:: Supplied material ::
════════════════

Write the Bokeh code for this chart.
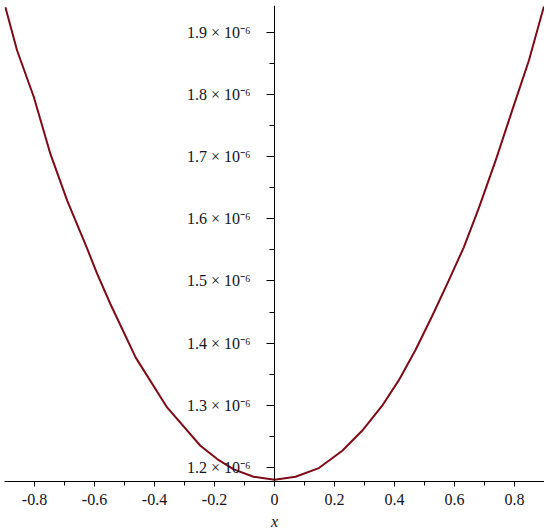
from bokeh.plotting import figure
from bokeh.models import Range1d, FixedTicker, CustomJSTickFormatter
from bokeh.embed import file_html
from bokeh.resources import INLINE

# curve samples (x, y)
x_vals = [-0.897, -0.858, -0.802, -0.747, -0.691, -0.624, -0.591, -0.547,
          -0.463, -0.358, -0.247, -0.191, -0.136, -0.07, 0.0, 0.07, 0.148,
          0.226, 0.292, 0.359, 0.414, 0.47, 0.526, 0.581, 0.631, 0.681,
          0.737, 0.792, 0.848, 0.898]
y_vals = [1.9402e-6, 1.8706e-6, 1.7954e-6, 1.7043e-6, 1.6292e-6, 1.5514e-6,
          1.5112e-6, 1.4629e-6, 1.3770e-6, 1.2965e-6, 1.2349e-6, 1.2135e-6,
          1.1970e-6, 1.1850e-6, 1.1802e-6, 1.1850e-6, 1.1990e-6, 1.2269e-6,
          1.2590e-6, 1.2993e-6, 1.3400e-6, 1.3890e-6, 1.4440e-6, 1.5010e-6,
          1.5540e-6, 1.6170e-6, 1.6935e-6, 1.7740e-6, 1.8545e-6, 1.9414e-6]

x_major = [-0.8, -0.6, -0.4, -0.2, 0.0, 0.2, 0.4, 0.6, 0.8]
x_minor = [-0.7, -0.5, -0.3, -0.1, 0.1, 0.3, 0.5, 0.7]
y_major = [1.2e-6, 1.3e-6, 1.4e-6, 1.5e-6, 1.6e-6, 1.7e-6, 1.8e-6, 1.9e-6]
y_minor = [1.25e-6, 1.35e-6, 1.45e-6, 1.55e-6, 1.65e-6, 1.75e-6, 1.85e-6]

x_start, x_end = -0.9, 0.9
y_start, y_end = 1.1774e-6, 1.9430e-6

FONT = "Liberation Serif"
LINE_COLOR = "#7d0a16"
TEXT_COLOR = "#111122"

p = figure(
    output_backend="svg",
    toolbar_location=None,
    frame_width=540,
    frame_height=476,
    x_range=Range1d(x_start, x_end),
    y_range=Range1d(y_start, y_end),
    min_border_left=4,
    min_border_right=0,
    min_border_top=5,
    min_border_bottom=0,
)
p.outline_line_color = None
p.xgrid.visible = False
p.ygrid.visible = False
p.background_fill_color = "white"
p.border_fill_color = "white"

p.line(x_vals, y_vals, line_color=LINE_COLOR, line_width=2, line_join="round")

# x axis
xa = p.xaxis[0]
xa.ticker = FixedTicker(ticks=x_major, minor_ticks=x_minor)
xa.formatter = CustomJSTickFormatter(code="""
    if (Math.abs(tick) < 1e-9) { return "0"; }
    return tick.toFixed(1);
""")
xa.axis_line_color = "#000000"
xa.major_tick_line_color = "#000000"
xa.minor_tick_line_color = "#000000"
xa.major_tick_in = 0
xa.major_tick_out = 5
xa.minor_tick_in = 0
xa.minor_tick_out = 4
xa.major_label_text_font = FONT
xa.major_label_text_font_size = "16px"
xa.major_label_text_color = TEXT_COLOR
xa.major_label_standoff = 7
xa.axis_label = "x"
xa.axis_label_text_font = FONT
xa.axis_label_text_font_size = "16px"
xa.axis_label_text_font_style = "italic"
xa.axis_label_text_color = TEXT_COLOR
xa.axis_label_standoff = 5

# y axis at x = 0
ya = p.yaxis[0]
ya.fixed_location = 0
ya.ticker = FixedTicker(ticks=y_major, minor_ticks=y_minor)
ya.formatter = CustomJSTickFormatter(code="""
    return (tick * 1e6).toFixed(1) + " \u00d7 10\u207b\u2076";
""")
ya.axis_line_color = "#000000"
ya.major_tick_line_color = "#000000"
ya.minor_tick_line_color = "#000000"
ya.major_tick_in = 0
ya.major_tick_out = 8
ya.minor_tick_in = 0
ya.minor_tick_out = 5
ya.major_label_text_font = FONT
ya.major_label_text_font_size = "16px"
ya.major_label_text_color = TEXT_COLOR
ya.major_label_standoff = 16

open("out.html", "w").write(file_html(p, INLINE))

════════════════

:: Given task ::
Transcribe the material as is, with images omitted.

:: Written answer ::
Write the Bokeh code for this chart.
from bokeh.plotting import figure
from bokeh.models import Range1d, FixedTicker, CustomJSTickFormatter
from bokeh.embed import file_html
from bokeh.resources import INLINE

# curve samples (x, y)
x_vals = [-0.897, -0.858, -0.802, -0.747, -0.691, -0.624, -0.591, -0.547,
          -0.463, -0.358, -0.247, -0.191, -0.136, -0.07, 0.0, 0.07, 0.148,
          0.226, 0.292, 0.359, 0.414, 0.47, 0.526, 0.581, 0.631, 0.681,
          0.737, 0.792, 0.848, 0.898]
y_vals = [1.9402e-6, 1.8706e-6, 1.7954e-6, 1.7043e-6, 1.6292e-6, 1.5514e-6,
          1.5112e-6, 1.4629e-6, 1.3770e-6, 1.2965e-6, 1.2349e-6, 1.2135e-6,
          1.1970e-6, 1.1850e-6, 1.1802e-6, 1.1850e-6, 1.1990e-6, 1.2269e-6,
          1.2590e-6, 1.2993e-6, 1.3400e-6, 1.3890e-6, 1.4440e-6, 1.5010e-6,
          1.5540e-6, 1.6170e-6, 1.6935e-6, 1.7740e-6, 1.8545e-6, 1.9414e-6]

x_major = [-0.8, -0.6, -0.4, -0.2, 0.0, 0.2, 0.4, 0.6, 0.8]
x_minor = [-0.7, -0.5, -0.3, -0.1, 0.1, 0.3, 0.5, 0.7]
y_major = [1.2e-6, 1.3e-6, 1.4e-6, 1.5e-6, 1.6e-6, 1.7e-6, 1.8e-6, 1.9e-6]
y_minor = [1.25e-6, 1.35e-6, 1.45e-6, 1.55e-6, 1.65e-6, 1.75e-6, 1.85e-6]

x_start, x_end = -0.9, 0.9
y_start, y_end = 1.1774e-6, 1.9430e-6

FONT = "Liberation Serif"
LINE_COLOR = "#7d0a16"
TEXT_COLOR = "#111122"

p = figure(
    output_backend="svg",
    toolbar_location=None,
    frame_width=540,
    frame_height=476,
    x_range=Range1d(x_start, x_end),
    y_range=Range1d(y_start, y_end),
    min_border_left=4,
    min_border_right=0,
    min_border_top=5,
    min_border_bottom=0,
)
p.outline_line_color = None
p.xgrid.visible = False
p.ygrid.visible = False
p.background_fill_color = "white"
p.border_fill_color = "white"

p.line(x_vals, y_vals, line_color=LINE_COLOR, line_width=2, line_join="round")

# x axis
xa = p.xaxis[0]
xa.ticker = FixedTicker(ticks=x_major, minor_ticks=x_minor)
xa.formatter = CustomJSTickFormatter(code="""
    if (Math.abs(tick) < 1e-9) { return "0"; }
    return tick.toFixed(1);
""")
xa.axis_line_color = "#000000"
xa.major_tick_line_color = "#000000"
xa.minor_tick_line_color = "#000000"
xa.major_tick_in = 0
xa.major_tick_out = 5
xa.minor_tick_in = 0
xa.minor_tick_out = 4
xa.major_label_text_font = FONT
xa.major_label_text_font_size = "16px"
xa.major_label_text_color = TEXT_COLOR
xa.major_label_standoff = 7
xa.axis_label = "x"
xa.axis_label_text_font = FONT
xa.axis_label_text_font_size = "16px"
xa.axis_label_text_font_style = "italic"
xa.axis_label_text_color = TEXT_COLOR
xa.axis_label_standoff = 5

# y axis at x = 0
ya = p.yaxis[0]
ya.fixed_location = 0
ya.ticker = FixedTicker(ticks=y_major, minor_ticks=y_minor)
ya.formatter = CustomJSTickFormatter(code="""
    return (tick * 1e6).toFixed(1) + " \u00d7 10\u207b\u2076";
""")
ya.axis_line_color = "#000000"
ya.major_tick_line_color = "#000000"
ya.minor_tick_line_color = "#000000"
ya.major_tick_in = 0
ya.major_tick_out = 8
ya.minor_tick_in = 0
ya.minor_tick_out = 5
ya.major_label_text_font = FONT
ya.major_label_text_font_size = "16px"
ya.major_label_text_color = TEXT_COLOR
ya.major_label_standoff = 16

open("out.html", "w").write(file_html(p, INLINE))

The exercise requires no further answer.